Ведь при Засоре что происходит? Всех жителей временно выселяют из дома на два года (это так говорят, что на два, а на самом деле навсегда) куда-нибудь в актовый зал школы-интерната на улице Партизана Германа, Матроса Дыбенко или Солдата Корзуна. После этого дом разбирают, выламывают из него трубы и оставляют всё просто так валяться, пока куда-нибудь само не денется. Раньше такое могло долго валяться — даже деревья успевали на развалинах вырасти, а сейчас нет, сейчас времена другие: уже через два дня на месте бывшего дома появляется что-нибудь очень грозное с непрозрачными стёклами и электрическими воротами.

А жители всё живут в актовом зале, живут. Те, кто умеет, рожают детей, а остальные пишут каждый день коллективное письмо Губернатору. И Губернатор все эти письма читает и плачет, потому что она тоже мать и тоже женщина.

И у неё дома тоже в каждом сливном отверстии лежат на всякий случай по две решёточки.

Деревня. ноябрь. энтропия

Тут всё очень близко и очень вещественно. Грязно, тускло и везде, абсолютно везде крысиное говно. На обеденном столе, в твоей кружке, в постели — везде. Месяц назад ты думал, что отвоевал у энтропии ну хотя бы вот этот небольшой плацдарм: а вот хуй тебе — именно на этом плацдарме будет насрано в два раза гуще, ибо энтропия тоже себе там чего-то думает.

Да ну и что — выметаешь опять, хотя знаешь, что это не кончится никогда, потому что она не убывает, да и хуй с ней.

Другая жизнь.
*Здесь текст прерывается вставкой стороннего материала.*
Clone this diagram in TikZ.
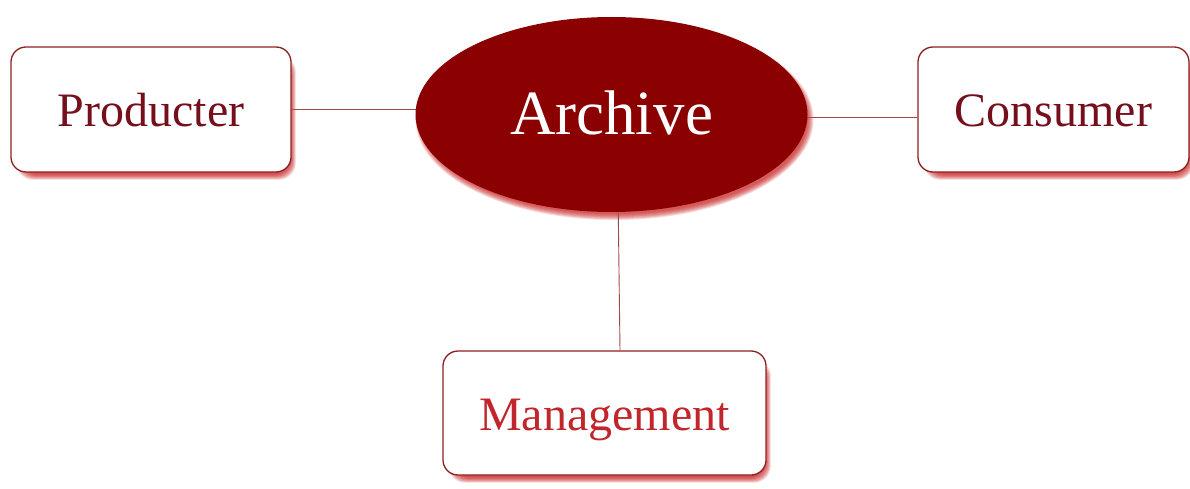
\documentclass[tikz,border=0pt]{standalone}
\usepackage{fontspec}
\setmainfont{Liberation Serif}
\usetikzlibrary{shapes.geometric,calc,backgrounds}

\definecolor{maroon}{HTML}{8B0000}
\definecolor{boxline}{HTML}{8E2020}
\definecolor{labeldark}{HTML}{760F1C}
\definecolor{labelred}{HTML}{C0262C}
\definecolor{linkcol}{HTML}{A04848}
\definecolor{glow}{HTML}{C41414}

\tikzset{
  roundbox/.style={draw=boxline, line width=1.3pt, fill=white, rounded corners=15pt,
    inner sep=0pt, text height=34pt, text depth=0pt,
    font=\fontsize{48}{50}\selectfont},
  hub/.style={ellipse, fill=maroon, draw=none, inner sep=0pt,
    minimum width=392pt, minimum height=195pt, text=white,
    text height=41pt, text depth=0pt, font=\fontsize{63}{66}\selectfont},
  link/.style={draw=linkcol, line width=0.9pt},
  boxglow/.style={fill=glow, opacity=0.2, rounded corners=17pt},
  hubglow/.style={fill=glow, opacity=0.16}
}

\begin{document}
\begin{tikzpicture}[x=1pt,y=-1pt]
  \useasboundingbox (0,0) rectangle (1190,489);

  % main nodes
  \node[hub] (a) at (611.5,114.5) {Archive};
  \node[roundbox, text=labeldark, minimum width=280pt, minimum height=125pt]
    (p) at (151,109.5) {Producter};
  \node[roundbox, text=labeldark, minimum width=271pt, minimum height=125pt]
    (c) at (1053.5,109.5) {Consumer};
  \node[roundbox, text=labelred, minimum width=323pt, minimum height=124pt]
    (m) at (604.5,413) {Management};

  % attachment points of the connectors
  \coordinate (cl) at ($(c.west)+(0,8)$);
  \coordinate (at) at ($(a.south)+(6.5,-20)$);
  \coordinate (mt) at ($(m.north)+(15.5,0)$);

  \begin{pgfonlayer}{background}
    % soft red shadows, offset down and to the right
    \foreach \n in {p,c,m}{
      \foreach \s in {1,...,6}{
        \fill[boxglow] ($(\n.north west)+(5+\s,8+\s)$)
          rectangle ($(\n.south east)+(5-\s,8-\s)$);
      }
    }
    \foreach \s in {0,...,6}{
      \fill[hubglow] (a.center) ++(3,5)
        ellipse [x radius=196+\s-3, y radius=97.5+\s-3];
    }

    % connectors
    \draw[link] (p.east) -- (p.east -| a.center);
    \draw[link] (cl) -- (cl -| a.center);
    \draw[link] (at) -- (mt);
  \end{pgfonlayer}
\end{tikzpicture}
\end{document}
Петербург

Всякий раз, когда я возвращаюсь в этот город и спускаюсь в подземную трубу возле Витебского вокзала, я напоминаю сам себе радиста Володю из кинофильма «Вертикаль», который я в последний раз смотрел в далёком детстве — лет в пять, что ли, или, может быть, шесть. Там этот радист после совершённых в горах подвигов тоже выходил из поезда на площадь трёх вокзалов и шёл в толпе скучных утренних жителей, в точности такой же, как они, и куда-то среди них исчезал.